No fucking pancakes. Book Boy says it's just a commercial holiday and that the marketting ploy that starts every year after Valentines Day is sickening. He was near in tears when he said it but I think that's because he doesn't have a sweetheart or anyone to make him pancakes either.

Monday, 8 February 2010

Captain Cool Bastard Doesn't Live up to his Name

Today it's nice and bright and I'm on late shift so I'm a wee bit happier about everything, I've sent off a load of job applications and though they're for shit jobs I'm sure the change of scenery will be nice, so yeah I'm being all upbeat and possitive and part of that is because I've a new person in my life to look down on:

Captain Cool Bastard.

I think Captain Cool Bastard thought up the Captain Cool part of his name himself. He's been telling stories since I got in at 11. They've all consisted of fights he's won and girls he's fucked. None of them are from Belfast even though he's lived here his whole life (as Book Boy managed to worm out of him). But by all accounts he's fucked more than Cassanova and there's sure to be loads of Captain Cool Bastard Bastards running around Dublin, Drogheda, Dundalk, and anywhere else the Dublin Airport Bus stops at. Captain Cool Bastard says he goes down there once a month at least looking for sex and he always gets it. I sounds seriously more like some sort of rapist confession than anything else but Captain Cool Bastard says it always happens in hot steamy nightclubs like in that Usher song - Love in this Club.

I asked him why he never pulls in Belfast and he says that he likes Exotic foreigners. By this he means Irish Girls.

Fat Mo and Hoors Bastard have already taken a shine to him and the three of them have agreed to go on a rape (sorry pulling) spree at the end of the month.

Saturday, 6 February 2010

Three Sisters Who Fell Into The Mountain

I'm wandering about Belfast feeling miserable more and more in my time off, because Hot Baby Roy and Wino Jo are huffing with me so it feels like that song that says "it's not my home, it's their home and I'm welcome no more." I think it's by The Smiths.

So I walked down by the city centre and it was all a bit nothing, everyone is all running around feeling cool about not being skint this month. I shouldn't resent them it's just I'm miserable.

I thought that when I got a job things would start to move forward and they haven't. I don't have any friends for work that I hang out with when I'm not working. I spend most of my money sorting out my brother and Hot Baby Roy and the only friend I have that doesn't scrounge off me is Nanny Boo Boo.

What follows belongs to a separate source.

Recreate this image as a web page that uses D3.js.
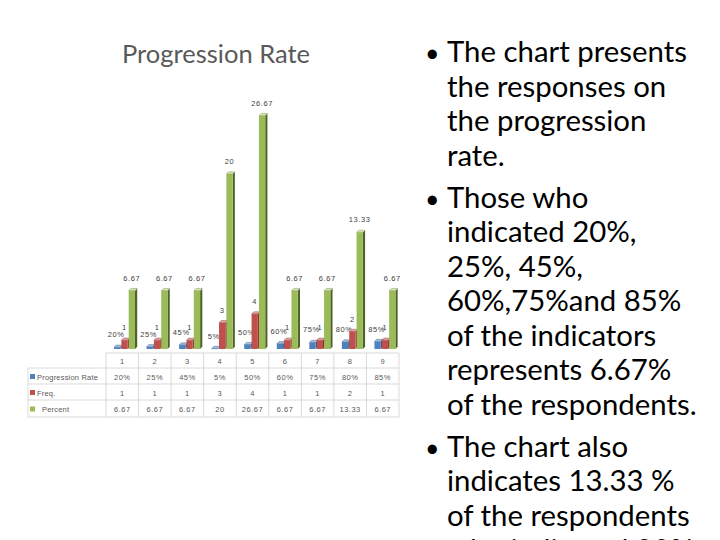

Last year when I was going to lots of heavy metal vomit parties was a lot of fun but now no one from that time wants to know me. I remember seeing this troll on a TV show (it was an animation) and the troll was all going on about how he wanted a sweetheart and he asked these girls who came wandering into his cave (the came one by one at different times, but it just so happened they were sisters), the first two said no and so the troll turned them to stone (this may have been a metaphor for what they did to the poor troll's heart) and the last sister said yes, but it was only a trick to fuck the troll up worse. In the end she got her sisters free and the troll turned into a big stone mountain. I know how he feels (metaphorically), still.